AIM OF THE EXERCISE: Take the lines beginning with the one that contains "Write the Plotly code for this chart." and ending with the one that contains "35, 40, 45]", and set them down exactly. Omit all pictures.
-- Start of INPUT DATA --
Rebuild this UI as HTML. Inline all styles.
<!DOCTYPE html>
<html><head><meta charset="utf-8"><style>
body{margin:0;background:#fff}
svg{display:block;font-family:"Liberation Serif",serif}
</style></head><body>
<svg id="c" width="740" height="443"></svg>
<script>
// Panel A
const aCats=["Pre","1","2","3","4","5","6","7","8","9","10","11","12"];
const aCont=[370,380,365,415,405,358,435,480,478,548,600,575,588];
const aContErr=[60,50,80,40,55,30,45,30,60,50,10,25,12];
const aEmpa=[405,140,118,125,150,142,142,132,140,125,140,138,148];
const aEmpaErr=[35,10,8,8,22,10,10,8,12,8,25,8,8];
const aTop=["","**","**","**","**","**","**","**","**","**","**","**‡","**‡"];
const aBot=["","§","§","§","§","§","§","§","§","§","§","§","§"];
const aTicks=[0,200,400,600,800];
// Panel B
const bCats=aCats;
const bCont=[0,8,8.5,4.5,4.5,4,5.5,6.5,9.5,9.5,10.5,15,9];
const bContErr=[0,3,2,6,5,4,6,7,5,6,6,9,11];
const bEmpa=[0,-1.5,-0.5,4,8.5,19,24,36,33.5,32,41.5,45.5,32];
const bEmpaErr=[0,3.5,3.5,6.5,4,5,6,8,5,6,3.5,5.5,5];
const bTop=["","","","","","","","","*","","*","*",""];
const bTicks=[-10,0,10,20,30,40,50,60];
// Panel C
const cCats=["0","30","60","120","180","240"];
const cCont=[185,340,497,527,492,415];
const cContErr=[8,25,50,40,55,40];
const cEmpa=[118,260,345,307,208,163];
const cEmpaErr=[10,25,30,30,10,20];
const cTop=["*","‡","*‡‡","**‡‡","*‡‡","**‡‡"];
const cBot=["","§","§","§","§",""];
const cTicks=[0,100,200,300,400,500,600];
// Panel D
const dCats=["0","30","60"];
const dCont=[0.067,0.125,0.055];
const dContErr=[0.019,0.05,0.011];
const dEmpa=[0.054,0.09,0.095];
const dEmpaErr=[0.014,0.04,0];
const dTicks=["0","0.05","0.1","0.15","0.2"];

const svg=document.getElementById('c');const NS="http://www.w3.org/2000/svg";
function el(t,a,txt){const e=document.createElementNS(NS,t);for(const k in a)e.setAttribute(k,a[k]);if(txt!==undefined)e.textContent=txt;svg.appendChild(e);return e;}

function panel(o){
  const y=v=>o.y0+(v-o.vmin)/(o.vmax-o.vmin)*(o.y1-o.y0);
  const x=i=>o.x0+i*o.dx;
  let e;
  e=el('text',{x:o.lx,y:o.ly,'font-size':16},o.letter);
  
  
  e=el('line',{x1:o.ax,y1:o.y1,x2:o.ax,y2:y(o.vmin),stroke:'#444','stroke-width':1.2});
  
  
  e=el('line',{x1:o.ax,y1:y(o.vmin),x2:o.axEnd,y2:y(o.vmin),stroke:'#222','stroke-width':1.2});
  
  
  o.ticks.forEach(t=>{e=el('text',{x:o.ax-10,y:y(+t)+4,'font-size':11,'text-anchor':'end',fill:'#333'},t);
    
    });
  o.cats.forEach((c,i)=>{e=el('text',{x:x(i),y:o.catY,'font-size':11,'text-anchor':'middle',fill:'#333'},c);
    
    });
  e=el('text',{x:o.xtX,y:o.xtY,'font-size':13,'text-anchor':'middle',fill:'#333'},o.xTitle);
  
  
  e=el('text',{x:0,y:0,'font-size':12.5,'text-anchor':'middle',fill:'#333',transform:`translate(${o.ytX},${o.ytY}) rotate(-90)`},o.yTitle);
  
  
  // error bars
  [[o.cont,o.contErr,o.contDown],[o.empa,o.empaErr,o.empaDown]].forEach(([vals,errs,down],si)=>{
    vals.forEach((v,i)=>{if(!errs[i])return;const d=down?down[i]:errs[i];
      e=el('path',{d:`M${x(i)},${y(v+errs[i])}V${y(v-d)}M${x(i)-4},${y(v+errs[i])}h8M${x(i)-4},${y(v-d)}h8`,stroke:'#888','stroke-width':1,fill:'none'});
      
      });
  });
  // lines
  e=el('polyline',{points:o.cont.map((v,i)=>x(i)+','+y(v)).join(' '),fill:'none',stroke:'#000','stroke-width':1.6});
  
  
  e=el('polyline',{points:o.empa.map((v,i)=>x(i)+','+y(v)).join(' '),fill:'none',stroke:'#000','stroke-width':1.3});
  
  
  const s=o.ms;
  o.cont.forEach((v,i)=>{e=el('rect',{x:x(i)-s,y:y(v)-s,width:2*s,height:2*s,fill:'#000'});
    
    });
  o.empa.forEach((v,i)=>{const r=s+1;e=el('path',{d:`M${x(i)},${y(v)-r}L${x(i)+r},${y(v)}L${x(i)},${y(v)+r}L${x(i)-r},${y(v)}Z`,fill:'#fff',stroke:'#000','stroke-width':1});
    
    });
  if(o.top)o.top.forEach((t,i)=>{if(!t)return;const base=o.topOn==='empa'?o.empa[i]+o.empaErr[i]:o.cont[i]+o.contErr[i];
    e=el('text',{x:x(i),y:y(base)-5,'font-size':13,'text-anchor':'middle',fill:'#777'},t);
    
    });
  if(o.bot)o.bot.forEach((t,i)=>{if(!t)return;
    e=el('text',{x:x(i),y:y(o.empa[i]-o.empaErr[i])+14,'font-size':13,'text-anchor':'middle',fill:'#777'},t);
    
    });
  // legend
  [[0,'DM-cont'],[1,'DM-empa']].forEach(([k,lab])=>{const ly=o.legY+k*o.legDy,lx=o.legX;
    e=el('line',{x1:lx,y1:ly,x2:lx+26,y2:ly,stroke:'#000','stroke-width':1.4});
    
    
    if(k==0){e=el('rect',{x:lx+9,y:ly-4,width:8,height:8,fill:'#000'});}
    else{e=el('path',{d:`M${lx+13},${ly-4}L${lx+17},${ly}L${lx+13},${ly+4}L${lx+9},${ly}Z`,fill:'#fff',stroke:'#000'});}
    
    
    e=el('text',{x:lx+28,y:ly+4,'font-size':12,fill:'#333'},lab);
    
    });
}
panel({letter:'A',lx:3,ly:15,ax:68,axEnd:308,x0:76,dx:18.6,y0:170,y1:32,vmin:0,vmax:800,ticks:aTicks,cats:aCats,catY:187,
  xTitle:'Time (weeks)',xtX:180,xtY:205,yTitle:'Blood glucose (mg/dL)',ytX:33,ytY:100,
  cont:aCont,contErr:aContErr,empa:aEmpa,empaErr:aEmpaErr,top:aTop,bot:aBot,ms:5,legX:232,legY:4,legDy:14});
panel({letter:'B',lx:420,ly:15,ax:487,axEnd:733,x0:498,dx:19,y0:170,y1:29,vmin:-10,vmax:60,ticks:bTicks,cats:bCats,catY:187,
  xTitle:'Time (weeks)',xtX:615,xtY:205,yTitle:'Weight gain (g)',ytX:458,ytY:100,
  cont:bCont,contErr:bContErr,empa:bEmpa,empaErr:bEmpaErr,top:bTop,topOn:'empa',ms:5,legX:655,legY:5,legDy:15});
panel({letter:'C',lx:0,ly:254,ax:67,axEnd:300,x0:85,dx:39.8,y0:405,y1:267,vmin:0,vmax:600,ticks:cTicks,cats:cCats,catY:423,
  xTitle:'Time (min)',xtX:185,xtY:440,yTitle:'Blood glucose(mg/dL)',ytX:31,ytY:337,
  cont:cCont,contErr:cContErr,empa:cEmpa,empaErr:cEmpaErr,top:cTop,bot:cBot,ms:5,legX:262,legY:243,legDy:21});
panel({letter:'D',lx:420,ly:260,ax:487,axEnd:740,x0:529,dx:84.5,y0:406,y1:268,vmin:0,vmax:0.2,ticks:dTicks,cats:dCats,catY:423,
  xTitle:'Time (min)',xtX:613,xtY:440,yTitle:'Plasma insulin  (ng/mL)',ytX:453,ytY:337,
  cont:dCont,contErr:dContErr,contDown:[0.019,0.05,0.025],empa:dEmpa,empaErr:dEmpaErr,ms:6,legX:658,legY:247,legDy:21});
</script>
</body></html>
-- End of INPUT DATA --
-- Start of INPUT DATA --
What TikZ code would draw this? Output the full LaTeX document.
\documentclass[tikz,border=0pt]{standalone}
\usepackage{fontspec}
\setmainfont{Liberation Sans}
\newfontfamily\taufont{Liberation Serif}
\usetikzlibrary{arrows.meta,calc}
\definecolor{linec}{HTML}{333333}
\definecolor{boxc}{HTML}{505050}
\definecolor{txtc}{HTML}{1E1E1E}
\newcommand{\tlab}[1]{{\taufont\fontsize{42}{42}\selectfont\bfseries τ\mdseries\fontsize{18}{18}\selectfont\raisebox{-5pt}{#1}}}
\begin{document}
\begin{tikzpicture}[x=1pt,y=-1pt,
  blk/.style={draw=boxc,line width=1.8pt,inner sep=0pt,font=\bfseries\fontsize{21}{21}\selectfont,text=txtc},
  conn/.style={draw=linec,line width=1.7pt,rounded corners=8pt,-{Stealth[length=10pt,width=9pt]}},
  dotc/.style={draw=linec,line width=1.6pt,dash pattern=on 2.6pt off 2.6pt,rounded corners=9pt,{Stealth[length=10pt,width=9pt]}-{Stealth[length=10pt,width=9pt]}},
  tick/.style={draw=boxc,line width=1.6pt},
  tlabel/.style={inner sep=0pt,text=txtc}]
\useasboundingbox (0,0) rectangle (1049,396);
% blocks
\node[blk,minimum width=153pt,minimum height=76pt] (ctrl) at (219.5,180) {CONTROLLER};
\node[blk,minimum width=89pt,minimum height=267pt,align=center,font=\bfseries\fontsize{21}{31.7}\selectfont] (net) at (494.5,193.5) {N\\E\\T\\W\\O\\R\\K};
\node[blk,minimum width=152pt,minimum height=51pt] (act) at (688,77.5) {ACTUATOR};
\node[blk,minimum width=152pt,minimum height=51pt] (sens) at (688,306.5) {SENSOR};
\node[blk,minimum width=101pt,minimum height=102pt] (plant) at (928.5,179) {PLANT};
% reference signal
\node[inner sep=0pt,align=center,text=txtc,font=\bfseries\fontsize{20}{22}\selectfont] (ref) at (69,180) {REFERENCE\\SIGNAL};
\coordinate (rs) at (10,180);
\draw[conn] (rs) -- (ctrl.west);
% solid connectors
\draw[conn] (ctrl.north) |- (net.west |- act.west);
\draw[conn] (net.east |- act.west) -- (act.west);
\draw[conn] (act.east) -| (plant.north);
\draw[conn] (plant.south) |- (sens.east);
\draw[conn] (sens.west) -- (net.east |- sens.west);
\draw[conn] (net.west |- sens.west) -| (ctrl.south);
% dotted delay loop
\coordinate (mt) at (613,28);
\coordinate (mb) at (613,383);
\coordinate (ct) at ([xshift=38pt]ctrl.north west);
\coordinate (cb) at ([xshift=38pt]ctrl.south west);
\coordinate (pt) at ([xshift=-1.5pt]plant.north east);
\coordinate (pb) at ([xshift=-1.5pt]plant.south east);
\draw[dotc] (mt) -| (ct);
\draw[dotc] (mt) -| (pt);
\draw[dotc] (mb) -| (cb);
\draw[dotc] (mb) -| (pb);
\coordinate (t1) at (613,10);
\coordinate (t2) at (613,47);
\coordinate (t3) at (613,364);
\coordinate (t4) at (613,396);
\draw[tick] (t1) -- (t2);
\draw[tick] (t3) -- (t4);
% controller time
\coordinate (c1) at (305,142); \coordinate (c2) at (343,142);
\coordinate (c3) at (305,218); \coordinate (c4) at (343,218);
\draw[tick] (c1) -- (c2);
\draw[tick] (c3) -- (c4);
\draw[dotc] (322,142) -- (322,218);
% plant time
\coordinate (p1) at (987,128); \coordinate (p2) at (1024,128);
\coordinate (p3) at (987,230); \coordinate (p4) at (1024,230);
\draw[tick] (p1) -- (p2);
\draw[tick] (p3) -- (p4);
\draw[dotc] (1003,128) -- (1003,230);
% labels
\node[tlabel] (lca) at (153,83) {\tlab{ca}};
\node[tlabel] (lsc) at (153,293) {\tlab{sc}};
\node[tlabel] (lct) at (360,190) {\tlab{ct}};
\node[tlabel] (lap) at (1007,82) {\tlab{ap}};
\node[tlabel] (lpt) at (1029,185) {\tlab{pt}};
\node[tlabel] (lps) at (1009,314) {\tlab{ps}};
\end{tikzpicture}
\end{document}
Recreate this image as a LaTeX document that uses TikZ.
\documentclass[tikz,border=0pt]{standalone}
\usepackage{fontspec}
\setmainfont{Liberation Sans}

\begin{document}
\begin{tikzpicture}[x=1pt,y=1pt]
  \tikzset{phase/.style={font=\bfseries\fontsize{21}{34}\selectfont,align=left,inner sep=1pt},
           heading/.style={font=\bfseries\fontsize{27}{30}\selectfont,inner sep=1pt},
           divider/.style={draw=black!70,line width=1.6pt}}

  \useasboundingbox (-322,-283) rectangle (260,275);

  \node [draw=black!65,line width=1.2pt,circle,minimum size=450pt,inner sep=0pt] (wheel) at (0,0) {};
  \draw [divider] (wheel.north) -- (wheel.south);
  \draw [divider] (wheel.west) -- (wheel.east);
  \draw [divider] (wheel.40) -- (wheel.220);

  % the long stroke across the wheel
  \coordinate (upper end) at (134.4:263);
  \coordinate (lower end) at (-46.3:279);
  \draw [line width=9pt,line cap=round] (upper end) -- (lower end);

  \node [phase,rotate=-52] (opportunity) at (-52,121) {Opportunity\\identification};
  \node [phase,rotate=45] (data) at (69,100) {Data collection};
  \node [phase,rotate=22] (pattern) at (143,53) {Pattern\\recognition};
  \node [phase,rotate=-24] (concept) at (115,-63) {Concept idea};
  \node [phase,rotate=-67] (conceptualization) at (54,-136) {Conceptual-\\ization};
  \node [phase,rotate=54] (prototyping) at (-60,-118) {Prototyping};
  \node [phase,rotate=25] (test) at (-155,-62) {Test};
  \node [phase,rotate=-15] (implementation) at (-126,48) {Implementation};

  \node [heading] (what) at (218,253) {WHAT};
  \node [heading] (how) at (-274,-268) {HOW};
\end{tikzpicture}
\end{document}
-- End of INPUT DATA --
-- Start of INPUT DATA --
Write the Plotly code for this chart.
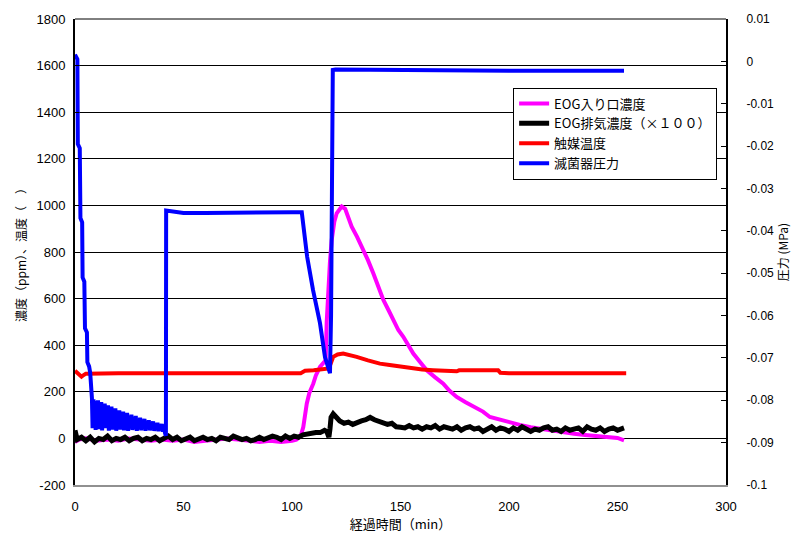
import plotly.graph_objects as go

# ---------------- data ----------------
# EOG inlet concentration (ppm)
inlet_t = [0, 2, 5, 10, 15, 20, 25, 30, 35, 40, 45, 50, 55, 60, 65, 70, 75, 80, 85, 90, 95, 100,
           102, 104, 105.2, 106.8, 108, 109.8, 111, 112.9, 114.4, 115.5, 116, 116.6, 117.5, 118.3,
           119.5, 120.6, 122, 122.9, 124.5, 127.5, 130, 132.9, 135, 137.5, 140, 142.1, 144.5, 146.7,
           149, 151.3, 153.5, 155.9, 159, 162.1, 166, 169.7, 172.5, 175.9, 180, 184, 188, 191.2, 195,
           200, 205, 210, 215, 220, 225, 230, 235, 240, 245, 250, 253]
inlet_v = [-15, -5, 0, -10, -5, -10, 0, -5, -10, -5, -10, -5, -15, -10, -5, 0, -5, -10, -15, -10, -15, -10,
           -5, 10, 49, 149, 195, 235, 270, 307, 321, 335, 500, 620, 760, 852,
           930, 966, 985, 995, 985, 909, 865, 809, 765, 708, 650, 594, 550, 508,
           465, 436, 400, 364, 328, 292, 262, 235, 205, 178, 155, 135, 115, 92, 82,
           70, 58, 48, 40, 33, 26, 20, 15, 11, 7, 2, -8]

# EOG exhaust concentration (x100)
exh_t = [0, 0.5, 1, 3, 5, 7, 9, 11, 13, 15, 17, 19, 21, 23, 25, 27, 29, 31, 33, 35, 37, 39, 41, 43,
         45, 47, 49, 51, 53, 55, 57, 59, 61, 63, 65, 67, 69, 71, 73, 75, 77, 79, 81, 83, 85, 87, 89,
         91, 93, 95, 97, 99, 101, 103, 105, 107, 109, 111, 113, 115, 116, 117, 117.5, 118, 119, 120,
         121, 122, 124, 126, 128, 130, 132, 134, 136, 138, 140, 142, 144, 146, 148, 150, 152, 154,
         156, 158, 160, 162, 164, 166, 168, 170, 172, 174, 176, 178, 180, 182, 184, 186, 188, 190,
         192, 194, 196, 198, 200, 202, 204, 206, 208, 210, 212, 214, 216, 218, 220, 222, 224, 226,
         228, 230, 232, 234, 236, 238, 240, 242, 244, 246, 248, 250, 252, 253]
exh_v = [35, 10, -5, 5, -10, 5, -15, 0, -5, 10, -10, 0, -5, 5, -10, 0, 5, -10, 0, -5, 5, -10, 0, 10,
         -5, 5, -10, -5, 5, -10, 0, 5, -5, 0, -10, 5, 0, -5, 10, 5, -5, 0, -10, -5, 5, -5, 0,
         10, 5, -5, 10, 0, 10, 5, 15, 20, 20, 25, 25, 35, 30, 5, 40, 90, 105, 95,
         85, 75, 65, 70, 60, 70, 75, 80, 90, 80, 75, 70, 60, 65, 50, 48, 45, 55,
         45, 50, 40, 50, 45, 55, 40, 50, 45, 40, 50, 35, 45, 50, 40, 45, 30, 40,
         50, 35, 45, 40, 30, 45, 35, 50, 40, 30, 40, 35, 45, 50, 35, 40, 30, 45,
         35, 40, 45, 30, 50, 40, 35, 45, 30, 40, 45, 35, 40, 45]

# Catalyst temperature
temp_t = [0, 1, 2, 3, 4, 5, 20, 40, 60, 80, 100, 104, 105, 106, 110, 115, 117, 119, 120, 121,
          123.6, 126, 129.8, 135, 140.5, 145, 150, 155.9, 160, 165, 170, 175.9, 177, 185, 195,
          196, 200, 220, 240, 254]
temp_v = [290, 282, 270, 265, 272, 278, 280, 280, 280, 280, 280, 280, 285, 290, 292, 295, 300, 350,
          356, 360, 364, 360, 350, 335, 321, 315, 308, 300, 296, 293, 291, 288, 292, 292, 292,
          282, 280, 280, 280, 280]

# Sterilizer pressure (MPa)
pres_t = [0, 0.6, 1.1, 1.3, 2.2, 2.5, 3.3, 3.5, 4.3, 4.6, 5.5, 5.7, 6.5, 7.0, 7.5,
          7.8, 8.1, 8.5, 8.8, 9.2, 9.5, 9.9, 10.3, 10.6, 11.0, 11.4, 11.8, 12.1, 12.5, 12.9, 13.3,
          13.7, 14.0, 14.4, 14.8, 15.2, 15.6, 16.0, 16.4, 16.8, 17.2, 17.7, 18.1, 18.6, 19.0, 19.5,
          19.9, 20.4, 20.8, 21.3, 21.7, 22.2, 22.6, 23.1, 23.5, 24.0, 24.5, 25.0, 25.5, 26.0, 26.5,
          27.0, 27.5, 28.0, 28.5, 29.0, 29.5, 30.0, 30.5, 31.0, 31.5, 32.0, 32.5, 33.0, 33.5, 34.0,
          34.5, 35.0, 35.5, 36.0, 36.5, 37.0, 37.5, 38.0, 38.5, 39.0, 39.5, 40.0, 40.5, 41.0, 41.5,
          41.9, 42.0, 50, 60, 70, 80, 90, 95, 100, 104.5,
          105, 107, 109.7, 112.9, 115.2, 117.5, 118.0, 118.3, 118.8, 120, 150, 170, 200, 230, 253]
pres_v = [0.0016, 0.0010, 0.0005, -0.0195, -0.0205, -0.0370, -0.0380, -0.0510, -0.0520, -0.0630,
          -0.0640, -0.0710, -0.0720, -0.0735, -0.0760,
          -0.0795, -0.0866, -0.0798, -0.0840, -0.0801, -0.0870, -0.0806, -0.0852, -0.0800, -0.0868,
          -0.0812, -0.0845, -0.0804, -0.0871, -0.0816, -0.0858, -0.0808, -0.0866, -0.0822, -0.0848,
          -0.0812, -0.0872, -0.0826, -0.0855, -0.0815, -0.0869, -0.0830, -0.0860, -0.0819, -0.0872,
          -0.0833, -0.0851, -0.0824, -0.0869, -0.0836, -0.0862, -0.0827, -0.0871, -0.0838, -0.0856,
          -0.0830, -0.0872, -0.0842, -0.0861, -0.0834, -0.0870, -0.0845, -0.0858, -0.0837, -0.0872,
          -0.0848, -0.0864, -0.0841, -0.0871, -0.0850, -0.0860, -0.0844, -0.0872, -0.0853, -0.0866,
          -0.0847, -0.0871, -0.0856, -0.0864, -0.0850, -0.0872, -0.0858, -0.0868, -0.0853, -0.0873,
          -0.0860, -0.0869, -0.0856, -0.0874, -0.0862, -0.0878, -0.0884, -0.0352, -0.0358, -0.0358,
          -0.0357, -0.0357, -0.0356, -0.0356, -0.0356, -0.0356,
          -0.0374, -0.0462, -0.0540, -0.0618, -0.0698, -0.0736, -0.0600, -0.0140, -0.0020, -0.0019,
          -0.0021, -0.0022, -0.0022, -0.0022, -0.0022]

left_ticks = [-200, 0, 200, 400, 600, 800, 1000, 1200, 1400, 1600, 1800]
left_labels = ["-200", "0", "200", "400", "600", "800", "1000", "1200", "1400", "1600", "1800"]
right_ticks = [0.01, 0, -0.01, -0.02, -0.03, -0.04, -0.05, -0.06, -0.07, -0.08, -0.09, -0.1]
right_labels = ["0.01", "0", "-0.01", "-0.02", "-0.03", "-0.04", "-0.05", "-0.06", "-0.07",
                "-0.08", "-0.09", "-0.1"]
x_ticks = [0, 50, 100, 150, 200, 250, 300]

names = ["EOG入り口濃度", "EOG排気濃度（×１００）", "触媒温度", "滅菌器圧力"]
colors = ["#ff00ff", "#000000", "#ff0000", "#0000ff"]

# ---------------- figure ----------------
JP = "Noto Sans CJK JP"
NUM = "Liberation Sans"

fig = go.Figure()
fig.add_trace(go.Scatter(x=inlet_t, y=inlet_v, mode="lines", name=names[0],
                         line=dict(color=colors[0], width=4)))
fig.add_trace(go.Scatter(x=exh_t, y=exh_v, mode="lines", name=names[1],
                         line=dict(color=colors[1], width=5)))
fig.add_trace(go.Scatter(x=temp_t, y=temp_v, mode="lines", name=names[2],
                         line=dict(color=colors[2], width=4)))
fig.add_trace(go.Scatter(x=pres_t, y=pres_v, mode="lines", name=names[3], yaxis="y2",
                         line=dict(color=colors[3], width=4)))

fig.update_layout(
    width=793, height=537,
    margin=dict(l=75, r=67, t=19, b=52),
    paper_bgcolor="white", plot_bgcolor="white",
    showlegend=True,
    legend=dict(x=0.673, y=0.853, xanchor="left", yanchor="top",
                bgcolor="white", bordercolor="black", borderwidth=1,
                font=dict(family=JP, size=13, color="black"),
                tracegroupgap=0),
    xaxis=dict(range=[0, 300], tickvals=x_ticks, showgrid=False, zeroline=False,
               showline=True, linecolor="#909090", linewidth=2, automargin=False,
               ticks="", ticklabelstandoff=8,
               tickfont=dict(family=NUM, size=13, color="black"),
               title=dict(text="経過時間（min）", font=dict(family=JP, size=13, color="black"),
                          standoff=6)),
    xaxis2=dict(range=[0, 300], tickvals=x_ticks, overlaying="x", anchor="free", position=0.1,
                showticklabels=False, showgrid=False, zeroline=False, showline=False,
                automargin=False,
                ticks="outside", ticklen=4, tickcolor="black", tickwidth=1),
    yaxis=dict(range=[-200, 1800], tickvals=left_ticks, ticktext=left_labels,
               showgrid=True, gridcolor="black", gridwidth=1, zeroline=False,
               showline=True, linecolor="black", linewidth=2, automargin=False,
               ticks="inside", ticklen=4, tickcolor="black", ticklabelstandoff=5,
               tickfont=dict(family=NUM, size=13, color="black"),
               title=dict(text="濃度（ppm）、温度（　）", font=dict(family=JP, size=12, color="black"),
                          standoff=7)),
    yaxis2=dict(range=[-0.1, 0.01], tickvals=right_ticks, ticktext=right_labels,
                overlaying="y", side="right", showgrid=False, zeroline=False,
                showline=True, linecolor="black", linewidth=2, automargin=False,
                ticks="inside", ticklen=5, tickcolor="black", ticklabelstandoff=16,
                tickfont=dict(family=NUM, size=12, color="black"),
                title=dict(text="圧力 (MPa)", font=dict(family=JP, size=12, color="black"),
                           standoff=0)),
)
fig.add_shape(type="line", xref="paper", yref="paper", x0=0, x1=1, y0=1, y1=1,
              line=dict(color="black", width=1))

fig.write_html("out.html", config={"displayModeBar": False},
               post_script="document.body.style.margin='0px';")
-- End of INPUT DATA --
EXERCISE RESULT:
Write the Plotly code for this chart.
import plotly.graph_objects as go

# ---------------- data ----------------
# EOG inlet concentration (ppm)
inlet_t = [0, 2, 5, 10, 15, 20, 25, 30, 35, 40, 45, 50, 55, 60, 65, 70, 75, 80, 85, 90, 95, 100,
           102, 104, 105.2, 106.8, 108, 109.8, 111, 112.9, 114.4, 115.5, 116, 116.6, 117.5, 118.3,
           119.5, 120.6, 122, 122.9, 124.5, 127.5, 130, 132.9, 135, 137.5, 140, 142.1, 144.5, 146.7,
           149, 151.3, 153.5, 155.9, 159, 162.1, 166, 169.7, 172.5, 175.9, 180, 184, 188, 191.2, 195,
           200, 205, 210, 215, 220, 225, 230, 235, 240, 245, 250, 253]
inlet_v = [-15, -5, 0, -10, -5, -10, 0, -5, -10, -5, -10, -5, -15, -10, -5, 0, -5, -10, -15, -10, -15, -10,
           -5, 10, 49, 149, 195, 235, 270, 307, 321, 335, 500, 620, 760, 852,
           930, 966, 985, 995, 985, 909, 865, 809, 765, 708, 650, 594, 550, 508,
           465, 436, 400, 364, 328, 292, 262, 235, 205, 178, 155, 135, 115, 92, 82,
           70, 58, 48, 40, 33, 26, 20, 15, 11, 7, 2, -8]

# EOG exhaust concentration (x100)
exh_t = [0, 0.5, 1, 3, 5, 7, 9, 11, 13, 15, 17, 19, 21, 23, 25, 27, 29, 31, 33, 35, 37, 39, 41, 43,
         45, 47, 49, 51, 53, 55, 57, 59, 61, 63, 65, 67, 69, 71, 73, 75, 77, 79, 81, 83, 85, 87, 89,
         91, 93, 95, 97, 99, 101, 103, 105, 107, 109, 111, 113, 115, 116, 117, 117.5, 118, 119, 120,
         121, 122, 124, 126, 128, 130, 132, 134, 136, 138, 140, 142, 144, 146, 148, 150, 152, 154,
         156, 158, 160, 162, 164, 166, 168, 170, 172, 174, 176, 178, 180, 182, 184, 186, 188, 190,
         192, 194, 196, 198, 200, 202, 204, 206, 208, 210, 212, 214, 216, 218, 220, 222, 224, 226,
         228, 230, 232, 234, 236, 238, 240, 242, 244, 246, 248, 250, 252, 253]
exh_v = [35, 10, -5, 5, -10, 5, -15, 0, -5, 10, -10, 0, -5, 5, -10, 0, 5, -10, 0, -5, 5, -10, 0, 10,
         -5, 5, -10, -5, 5, -10, 0, 5, -5, 0, -10, 5, 0, -5, 10, 5, -5, 0, -10, -5, 5, -5, 0,
         10, 5, -5, 10, 0, 10, 5, 15, 20, 20, 25, 25, 35, 30, 5, 40, 90, 105, 95,
         85, 75, 65, 70, 60, 70, 75, 80, 90, 80, 75, 70, 60, 65, 50, 48, 45, 55,
         45, 50, 40, 50, 45, 55, 40, 50, 45, 40, 50, 35, 45, 50, 40, 45, 30, 40,
         50, 35, 45, 40, 30, 45, 35, 50, 40, 30, 40, 35, 45, 50, 35, 40, 30, 45,
         35, 40, 45, 30, 50, 40, 35, 45, 30, 40, 45, 35, 40, 45]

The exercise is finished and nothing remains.